Three hours? I politely asked if there would be opportunities to exit if one could not remain for the duration. No, she said, she didn't think so. What, lady, is the priest going to tell me to sit back down?
Her job was obviously to weed out the gawkers who weren't there for serious worship, but I felt unwelcome. Nevertheless, I decided to stay and sat down in a pew, close to a large column so my eventual exit wouldn't require crawling over any neighbors. But as I sat and read the order of service -- and the flyer I'd been handed on the steps by some advocates of victims of sexual assault by priests -- I realized I felt so uneasy about the whole thing that I simply wanted to leave. Walking out was a relief.

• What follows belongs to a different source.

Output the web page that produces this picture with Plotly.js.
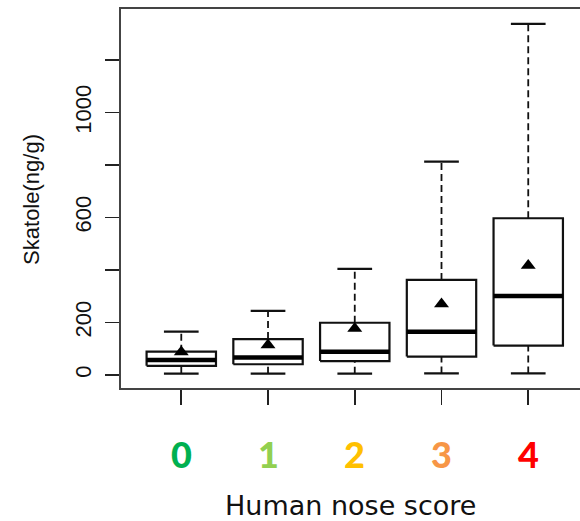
<!DOCTYPE html>
<html><head><meta charset="utf-8">
<script src="https://cdn.plot.ly/plotly-3.0.1.min.js"></script>
<style>html,body{margin:0;padding:0;overflow:hidden;background:#fff}#chart{width:600px;height:521px}</style>
</head><body><div id="chart"></div>
<script>
// Human nose score categories
const scores = [0, 1, 2, 3, 4];
const scoreLabels = ['0', '1', '2', '3', '4'];
const scoreColors = ['#00B050', '#92D050', '#FFC000', '#F79646', '#FF0000'];
// Skatole (ng/g) box statistics per score
const lowerWhisker = [5, 5, 5, 6, 6];
const q1 = [35, 41, 53, 70, 112];
const median = [57, 67, 89, 165, 301];
const q3 = [89, 137, 199, 362, 597];
const upperWhisker = [165, 244, 404, 813, 1337];
const means = [88, 114, 177, 270, 417];
// y axis ticks
const yTickValues = [0, 200, 400, 600, 800, 1000, 1200];
const yTickLabels = ['0', '200', '', '600', '', '1000', ''];

const boxHalf = 0.4, capHalf = 0.2;
const boxX = [], boxY = [], medX = [], medY = [], whX = [], whY = [], capX = [], capY = [];
scores.forEach((s, i) => {
  boxX.push(s - boxHalf, s + boxHalf, s + boxHalf, s - boxHalf, s - boxHalf, null);
  boxY.push(q1[i], q1[i], q3[i], q3[i], q1[i], null);
  medX.push(s - boxHalf, s + boxHalf, null);
  medY.push(median[i], median[i], null);
  whX.push(s, s, null, s, s, null);
  whY.push(q3[i], upperWhisker[i], null, lowerWhisker[i], q1[i], null);
  capX.push(s - capHalf, s + capHalf, null, s - capHalf, s + capHalf, null);
  capY.push(upperWhisker[i], upperWhisker[i], null, lowerWhisker[i], lowerWhisker[i], null);
});

const traces = [
  {type: 'scatter', mode: 'lines', x: whX, y: whY, line: {color: '#111', width: 1.8, dash: '7px,4px'}, hoverinfo: 'skip'},
  {type: 'scatter', mode: 'lines', x: capX, y: capY, line: {color: '#111', width: 2.2}, hoverinfo: 'skip'},
  {type: 'scatter', mode: 'lines', x: boxX, y: boxY, fill: 'toself', fillcolor: '#ffffff', line: {color: '#111', width: 2.2}, hoverinfo: 'skip'},
  {type: 'scatter', mode: 'lines', x: medX, y: medY, line: {color: '#000', width: 4.5}, hoverinfo: 'skip'},
  {type: 'scatter', mode: 'markers', x: scores, y: means, marker: {symbol: 'triangle-up', size: 13, color: '#000'}, hoverinfo: 'skip'}
];

const annotations = scores.map((s, i) => ({
  x: s, xref: 'x', y: -0.175, yref: 'paper', yanchor: 'middle', xanchor: 'center',
  text: scoreLabels[i], showarrow: false,
  font: {family: 'Lato, "Open Sans", sans-serif', size: 36, weight: 900, color: scoreColors[i]}
}));
annotations.push({
  x: 0.489, xref: 'paper', y: -0.311, yref: 'paper', xanchor: 'center', yanchor: 'middle',
  text: 'Human nose score', showarrow: false,
  font: {family: '"DejaVu Sans", sans-serif', size: 27, color: '#111'}
});
annotations.push({
  x: -0.19, xref: 'paper', y: 0.4987, yref: 'paper', xanchor: 'center', yanchor: 'middle',
  text: 'Skatole(ng/g)', textangle: -90, showarrow: false,
  font: {family: '"Liberation Sans", Arial, sans-serif', size: 22, color: '#111'}
});

const layout = {
  width: 600, height: 521,
  margin: {l: 121, r: 10, t: 9, b: 133},
  paper_bgcolor: '#fff', plot_bgcolor: '#fff',
  showlegend: false,
  xaxis: {
    range: [-0.695, 4.712], tickvals: scores, ticktext: scores.map(() => ''),
    showgrid: false, zeroline: false, showline: true, mirror: true,
    linecolor: '#444', linewidth: 2,
    ticks: 'outside', ticklen: 15, tickwidth: 1.6, tickcolor: '#222'
  },
  yaxis: {
    range: [-49.5, 1394], tickvals: yTickValues, ticktext: yTickLabels,
    showgrid: false, zeroline: false, showline: true, mirror: true,
    linecolor: '#444', linewidth: 2,
    ticks: 'outside', ticklen: 14, tickwidth: 1.6, tickcolor: '#222',
    tickangle: -90, ticklabelstandoff: 5,
    tickfont: {family: '"Liberation Sans", Arial, sans-serif', size: 22, color: '#111'}
  },
  annotations: annotations
};

Plotly.newPlot('chart', traces, layout, {displayModeBar: false, staticPlot: true});
</script>
</body></html>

(Side note: St. Bart's was also having a three-hour service, but they'd kindly advertised it with the following tag line: Come when you can; leave when you must.)
Later that night, I met my new friend Rachel back at Church of the Village, which had a beautiful performance featuring dancers and incredibly talented vocalists. It was gorgeous and moving. We both agreed we hadn't known what to expect, but we were so glad we'd been there. Having fully experienced the real weight of Holy Week made me feel full of anticipation for the joy of Easter.
Strangely enough, I think the experience I had at St. Patrick's on Good Friday was quite good for me. It was an uncomfortable reminder that, as the quote I referenced above points out, church isn't a place of love and acceptance for everyone. It's all too often a place of rules and exclusion. We make people feel like they have to meet some three-hour requirement, instead of meeting them where they are. We swab the surface with Wet Ones, afraid of making the mess that's required for true cleansing and healing. And that's a shame -- during Holy Week or any week.
1 comment:
Thanks for sharing. Nice reminder that Jesus asked us to reach out and not motion in.